-- BEGIN DATASET CONTENT --

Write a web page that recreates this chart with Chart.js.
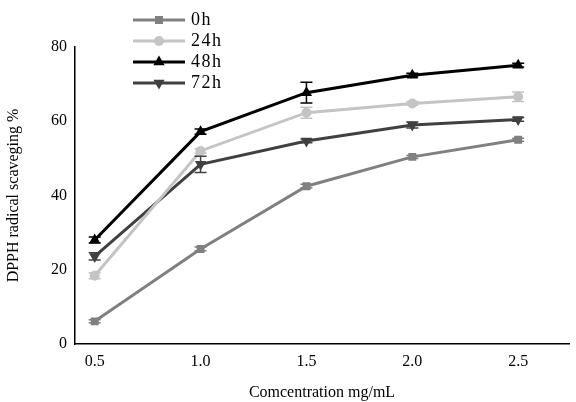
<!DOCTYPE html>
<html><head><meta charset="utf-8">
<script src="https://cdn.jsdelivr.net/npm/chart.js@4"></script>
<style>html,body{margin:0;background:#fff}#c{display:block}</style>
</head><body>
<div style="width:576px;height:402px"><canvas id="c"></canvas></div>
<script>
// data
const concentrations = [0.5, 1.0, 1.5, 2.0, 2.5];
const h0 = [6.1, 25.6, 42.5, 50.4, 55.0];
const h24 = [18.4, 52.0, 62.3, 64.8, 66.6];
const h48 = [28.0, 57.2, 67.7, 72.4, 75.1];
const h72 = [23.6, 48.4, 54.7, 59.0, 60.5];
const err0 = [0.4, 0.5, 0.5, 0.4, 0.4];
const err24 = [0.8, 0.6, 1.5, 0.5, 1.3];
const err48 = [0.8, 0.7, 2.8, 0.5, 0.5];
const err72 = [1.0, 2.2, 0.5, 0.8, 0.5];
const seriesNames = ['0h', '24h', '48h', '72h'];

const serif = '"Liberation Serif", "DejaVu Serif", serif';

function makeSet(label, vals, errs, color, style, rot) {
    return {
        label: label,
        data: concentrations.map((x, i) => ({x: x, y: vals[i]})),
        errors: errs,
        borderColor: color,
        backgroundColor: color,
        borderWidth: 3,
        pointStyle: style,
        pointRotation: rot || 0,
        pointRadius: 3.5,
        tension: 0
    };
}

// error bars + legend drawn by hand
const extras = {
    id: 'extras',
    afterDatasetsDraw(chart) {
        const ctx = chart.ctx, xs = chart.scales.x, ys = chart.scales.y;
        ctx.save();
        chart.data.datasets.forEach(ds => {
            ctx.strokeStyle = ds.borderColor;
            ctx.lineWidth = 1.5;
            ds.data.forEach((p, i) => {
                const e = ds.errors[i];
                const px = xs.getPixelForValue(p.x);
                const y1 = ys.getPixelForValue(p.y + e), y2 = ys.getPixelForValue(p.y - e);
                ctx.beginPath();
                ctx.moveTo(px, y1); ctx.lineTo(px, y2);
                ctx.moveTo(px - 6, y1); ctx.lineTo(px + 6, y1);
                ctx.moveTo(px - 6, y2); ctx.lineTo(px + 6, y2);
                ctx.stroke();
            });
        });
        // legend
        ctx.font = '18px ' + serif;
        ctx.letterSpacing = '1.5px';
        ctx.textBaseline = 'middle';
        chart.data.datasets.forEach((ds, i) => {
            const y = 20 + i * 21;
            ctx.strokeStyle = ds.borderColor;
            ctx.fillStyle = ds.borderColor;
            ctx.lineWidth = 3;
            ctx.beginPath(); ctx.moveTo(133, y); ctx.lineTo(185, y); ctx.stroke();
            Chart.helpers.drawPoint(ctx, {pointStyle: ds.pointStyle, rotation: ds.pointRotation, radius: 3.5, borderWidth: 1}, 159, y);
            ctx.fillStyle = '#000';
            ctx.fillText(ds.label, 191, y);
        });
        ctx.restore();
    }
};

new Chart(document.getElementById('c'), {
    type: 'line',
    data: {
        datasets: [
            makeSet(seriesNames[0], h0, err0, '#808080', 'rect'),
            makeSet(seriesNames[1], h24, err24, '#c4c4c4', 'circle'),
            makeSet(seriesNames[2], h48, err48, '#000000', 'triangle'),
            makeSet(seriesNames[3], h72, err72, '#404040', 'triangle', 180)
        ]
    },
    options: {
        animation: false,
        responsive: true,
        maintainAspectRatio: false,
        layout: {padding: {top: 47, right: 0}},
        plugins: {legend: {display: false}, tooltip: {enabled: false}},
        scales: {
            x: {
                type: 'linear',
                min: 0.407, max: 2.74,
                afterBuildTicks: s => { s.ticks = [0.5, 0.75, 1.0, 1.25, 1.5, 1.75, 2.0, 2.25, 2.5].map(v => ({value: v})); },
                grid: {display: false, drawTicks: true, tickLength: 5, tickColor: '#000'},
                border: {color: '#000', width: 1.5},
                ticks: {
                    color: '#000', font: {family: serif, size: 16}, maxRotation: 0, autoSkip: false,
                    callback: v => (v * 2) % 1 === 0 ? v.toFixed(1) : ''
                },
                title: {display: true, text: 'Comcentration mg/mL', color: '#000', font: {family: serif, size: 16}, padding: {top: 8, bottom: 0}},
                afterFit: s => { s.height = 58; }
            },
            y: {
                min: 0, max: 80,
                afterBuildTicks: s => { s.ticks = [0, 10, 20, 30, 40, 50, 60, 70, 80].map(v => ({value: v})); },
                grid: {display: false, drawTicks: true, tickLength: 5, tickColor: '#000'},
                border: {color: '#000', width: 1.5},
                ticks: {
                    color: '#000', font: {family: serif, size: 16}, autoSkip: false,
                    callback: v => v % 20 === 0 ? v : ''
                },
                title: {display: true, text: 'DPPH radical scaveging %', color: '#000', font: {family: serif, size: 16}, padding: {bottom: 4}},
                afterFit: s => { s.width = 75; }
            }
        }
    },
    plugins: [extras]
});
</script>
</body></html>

-- END DATASET CONTENT --

OBJECTIVE
Reproduce the material above exactly, first line through the line that contains "const seriesNames = ['0h', '24h', '48h', '72h'];", minus the pictures.

RESULT OF THE EXERCISE
Write a web page that recreates this chart with Chart.js.
<!DOCTYPE html>
<html><head><meta charset="utf-8">
<script src="https://cdn.jsdelivr.net/npm/chart.js@4"></script>
<style>html,body{margin:0;background:#fff}#c{display:block}</style>
</head><body>
<div style="width:576px;height:402px"><canvas id="c"></canvas></div>
<script>
// data
const concentrations = [0.5, 1.0, 1.5, 2.0, 2.5];
const h0 = [6.1, 25.6, 42.5, 50.4, 55.0];
const h24 = [18.4, 52.0, 62.3, 64.8, 66.6];
const h48 = [28.0, 57.2, 67.7, 72.4, 75.1];
const h72 = [23.6, 48.4, 54.7, 59.0, 60.5];
const err0 = [0.4, 0.5, 0.5, 0.4, 0.4];
const err24 = [0.8, 0.6, 1.5, 0.5, 1.3];
const err48 = [0.8, 0.7, 2.8, 0.5, 0.5];
const err72 = [1.0, 2.2, 0.5, 0.8, 0.5];
const seriesNames = ['0h', '24h', '48h', '72h'];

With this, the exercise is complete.